What you should do: Every line of the material below should be repeated exactly.

Data section:
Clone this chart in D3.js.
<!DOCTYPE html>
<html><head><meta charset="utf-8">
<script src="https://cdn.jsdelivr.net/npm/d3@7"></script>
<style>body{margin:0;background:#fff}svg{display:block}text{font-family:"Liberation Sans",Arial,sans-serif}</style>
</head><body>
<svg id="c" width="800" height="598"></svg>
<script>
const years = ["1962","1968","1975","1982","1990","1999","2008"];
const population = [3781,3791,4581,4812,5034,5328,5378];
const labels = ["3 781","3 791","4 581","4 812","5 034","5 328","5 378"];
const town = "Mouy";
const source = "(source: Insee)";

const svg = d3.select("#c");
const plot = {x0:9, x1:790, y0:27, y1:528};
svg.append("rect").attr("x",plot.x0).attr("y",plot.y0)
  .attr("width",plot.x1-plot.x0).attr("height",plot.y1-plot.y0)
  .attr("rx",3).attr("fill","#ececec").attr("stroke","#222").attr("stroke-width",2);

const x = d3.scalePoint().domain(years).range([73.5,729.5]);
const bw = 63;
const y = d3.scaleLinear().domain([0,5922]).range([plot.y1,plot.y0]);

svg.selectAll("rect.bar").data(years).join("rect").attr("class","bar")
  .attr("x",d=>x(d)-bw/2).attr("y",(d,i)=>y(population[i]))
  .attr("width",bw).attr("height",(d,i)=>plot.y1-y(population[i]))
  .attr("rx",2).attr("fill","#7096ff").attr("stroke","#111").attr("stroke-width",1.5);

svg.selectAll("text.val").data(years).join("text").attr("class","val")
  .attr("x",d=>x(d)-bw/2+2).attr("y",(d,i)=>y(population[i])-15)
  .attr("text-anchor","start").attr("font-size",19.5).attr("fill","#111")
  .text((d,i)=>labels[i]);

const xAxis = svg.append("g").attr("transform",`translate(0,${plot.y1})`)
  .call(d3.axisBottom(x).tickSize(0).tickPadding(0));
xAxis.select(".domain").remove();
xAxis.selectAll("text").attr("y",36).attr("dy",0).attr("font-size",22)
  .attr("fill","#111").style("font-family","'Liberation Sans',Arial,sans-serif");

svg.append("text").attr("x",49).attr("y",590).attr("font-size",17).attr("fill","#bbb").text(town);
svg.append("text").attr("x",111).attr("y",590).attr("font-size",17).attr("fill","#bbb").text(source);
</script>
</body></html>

Response to the task:
Clone this chart in D3.js.
<!DOCTYPE html>
<html><head><meta charset="utf-8">
<script src="https://cdn.jsdelivr.net/npm/d3@7"></script>
<style>body{margin:0;background:#fff}svg{display:block}text{font-family:"Liberation Sans",Arial,sans-serif}</style>
</head><body>
<svg id="c" width="800" height="598"></svg>
<script>
const years = ["1962","1968","1975","1982","1990","1999","2008"];
const population = [3781,3791,4581,4812,5034,5328,5378];
const labels = ["3 781","3 791","4 581","4 812","5 034","5 328","5 378"];
const town = "Mouy";
const source = "(source: Insee)";

const svg = d3.select("#c");
const plot = {x0:9, x1:790, y0:27, y1:528};
svg.append("rect").attr("x",plot.x0).attr("y",plot.y0)
  .attr("width",plot.x1-plot.x0).attr("height",plot.y1-plot.y0)
  .attr("rx",3).attr("fill","#ececec").attr("stroke","#222").attr("stroke-width",2);

const x = d3.scalePoint().domain(years).range([73.5,729.5]);
const bw = 63;
const y = d3.scaleLinear().domain([0,5922]).range([plot.y1,plot.y0]);

svg.selectAll("rect.bar").data(years).join("rect").attr("class","bar")
  .attr("x",d=>x(d)-bw/2).attr("y",(d,i)=>y(population[i]))
  .attr("width",bw).attr("height",(d,i)=>plot.y1-y(population[i]))
  .attr("rx",2).attr("fill","#7096ff").attr("stroke","#111").attr("stroke-width",1.5);

svg.selectAll("text.val").data(years).join("text").attr("class","val")
  .attr("x",d=>x(d)-bw/2+2).attr("y",(d,i)=>y(population[i])-15)
  .attr("text-anchor","start").attr("font-size",19.5).attr("fill","#111")
  .text((d,i)=>labels[i]);

const xAxis = svg.append("g").attr("transform",`translate(0,${plot.y1})`)
  .call(d3.axisBottom(x).tickSize(0).tickPadding(0));
xAxis.select(".domain").remove();
xAxis.selectAll("text").attr("y",36).attr("dy",0).attr("font-size",22)
  .attr("fill","#111").style("font-family","'Liberation Sans',Arial,sans-serif");

svg.append("text").attr("x",49).attr("y",590).attr("font-size",17).attr("fill","#bbb").text(town);
svg.append("text").attr("x",111).attr("y",590).attr("font-size",17).attr("fill","#bbb").text(source);
</script>
</body></html>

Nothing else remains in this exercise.